In same session (which is the most recent session prior to conversion), direct load is the most dominant channel by far for generating sales – 56 percent of conversions are attributable to direct load. However, in the 30-day look back window, direct load drops to 39 percent – still the most dominant channel. Other channels, such as natural search, referring sites, and paid search, all increase their share directly as a result of the decrease in direct load’s share.
It is helpful to use a longer look back window and compare the results of it with same or last session since direct load is often a consequence (rather than a cause) of users being exposed to other online and/or offline channels (e.g., organic search or even TV). Many organizations only look at same session or last session, and consequently get a false picture of how their online channels are performing.

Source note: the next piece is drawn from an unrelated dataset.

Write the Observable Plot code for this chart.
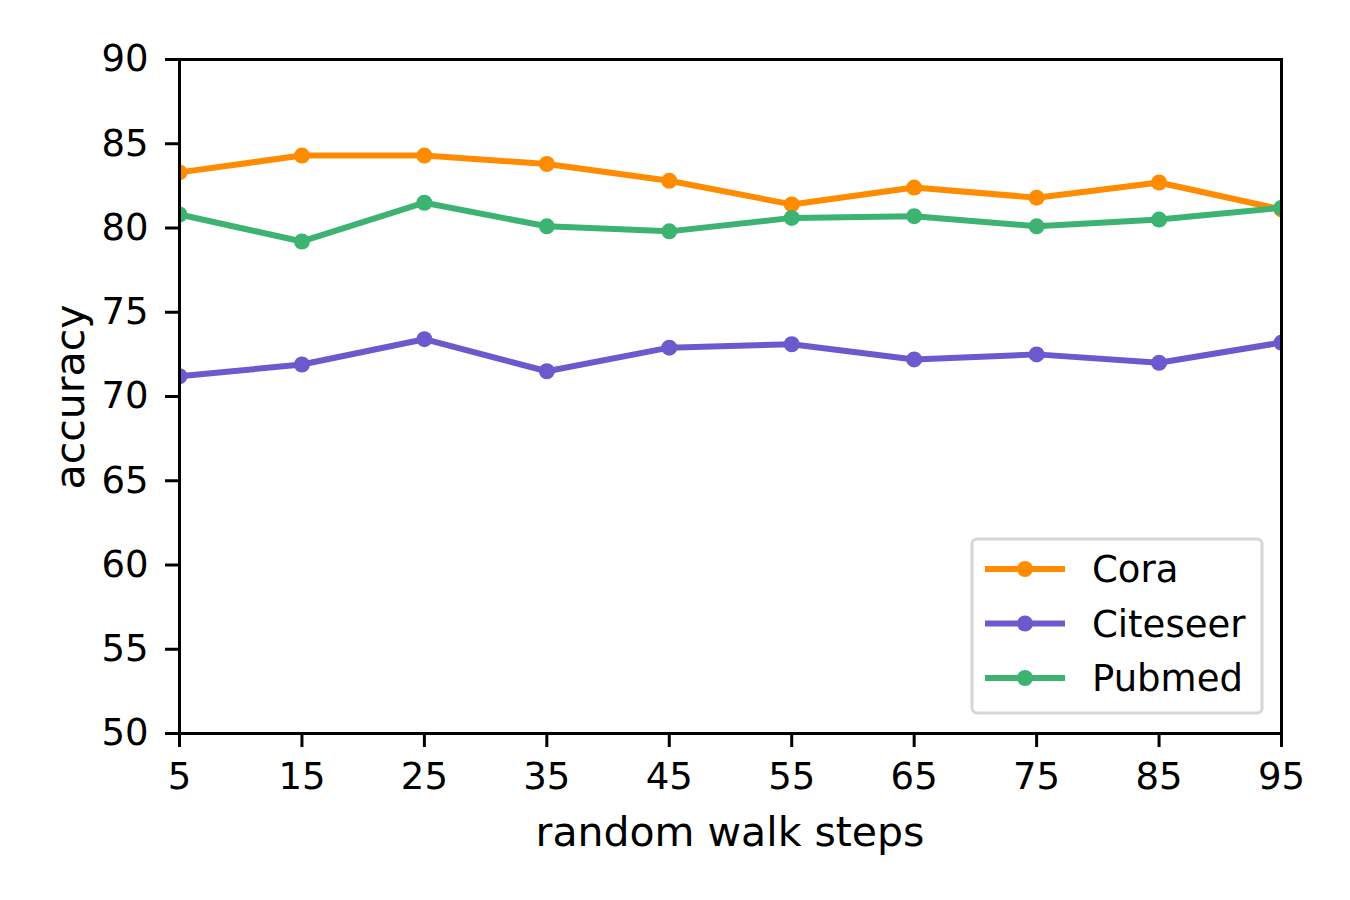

Just like running different attribution models, it is important to run different session periods, particularly if the product or service has an extended sales cycle from initial awareness to final conversion.
In summary, attribution is a complex yet rewarding endeavor, which requires a mixture of strategic insight, technical competence, and long-term commitment. Free analytic tools, such as Google Analytics, are a good starting point, since they permit the user to quickly and easily compare three different attribution models, and also run top conversion path analysis to see which combination of channels generate the most conversions. However, as you become more sophisticated, and require the integration of offline channels, you will probably need to consider licensing paid attribution platforms.
*Direct load means the user has directly entered the website’s URL in his/her browser, or has book marked the URL in his/her browser.